La pregunta anterior admite una respuesta jurídico-penal de la índole de la que está elaborando la ministra Rutherford; pero al mismo tiempo exige una respuesta de índole política, porque, hasta donde se sabe, el Ejército es una corporación subordinada al poder político a través del Ministerio de Defensa.

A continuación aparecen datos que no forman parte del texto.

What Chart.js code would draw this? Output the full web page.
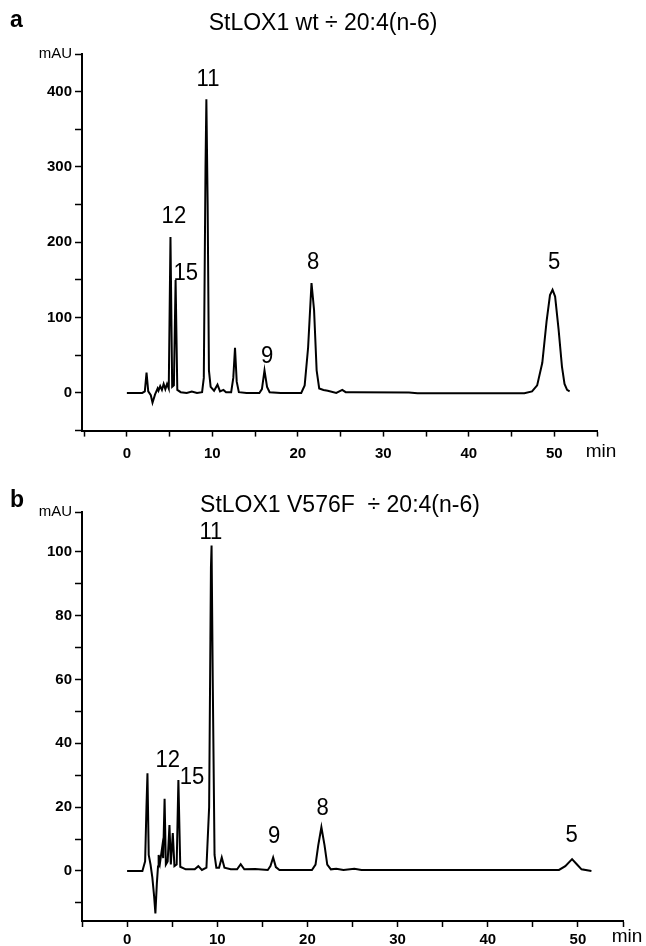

No vaya a ocurrir que por enfatizarse la responsabilidad jurídico-penal de Fuente-Alba, las autoridades civiles que se dejaron cooptar por los juegos de guerra, los desfiles, los uniformes, las genuflexiones y el saludo metálico, hasta permitir que los generales creyeran que se mandaban solos y que el presupuesto era suyo y podía ser empleado en necesidades domésticas e incluso (como al parecer ha ocurrido con los excomandantes) como un auxilio a la hora del retiro, no den ninguna explicación plausible de cómo algo así pudo verificarse ante sus narices. No se trata, por supuesto, de reprochar a quienes ejercieron el cargo de ministro o ministra no haber revisado las cuentas, puesto que eso era algo que no les correspondía; pero pretender que carecen de toda responsabilidad en la conducta de quienes debían subordinárseles (y hasta cierto punto temerles) es simplemente pueril y no debe ser aceptado. Creer que la conducta de la corporación militar (porque, como ya se dijo, de eso se trata en este caso que involucra a varios comandantes) es independiente de la actitud y el comportamiento de quien ejerce el poder civil, es simplemente inaceptable, equivale a concebir el cargo de ministro, ministra como una distinción que si bien no cuenta con mayordomo y servicio doméstico, tampoco impone responsabilidades de veras.
Habrá, es cierto, que regular mejor el empleo de los gastos reservados y establecer procedimientos para vigilar el patrimonio de quienes ejercen la comandancia y cosas así; pero sobre todo, hay que establecer una rutina de relaciones con el poder civil que disipe en los militares la idea de que habitan un espacio privado al interior del Estado, un ámbito que les corresponde solo a ellos y en el que nadie puede entrometerse.
Porque es de esperar que el Ministerio de Defensa, de aquí en adelante, ejerza deberes más rigurosos que participar de juegos de guerra, vestir de camuflaje, manejar tanques y disfrutar del rito mentiroso de la genuflexión y el saludo metálico», remata Peña.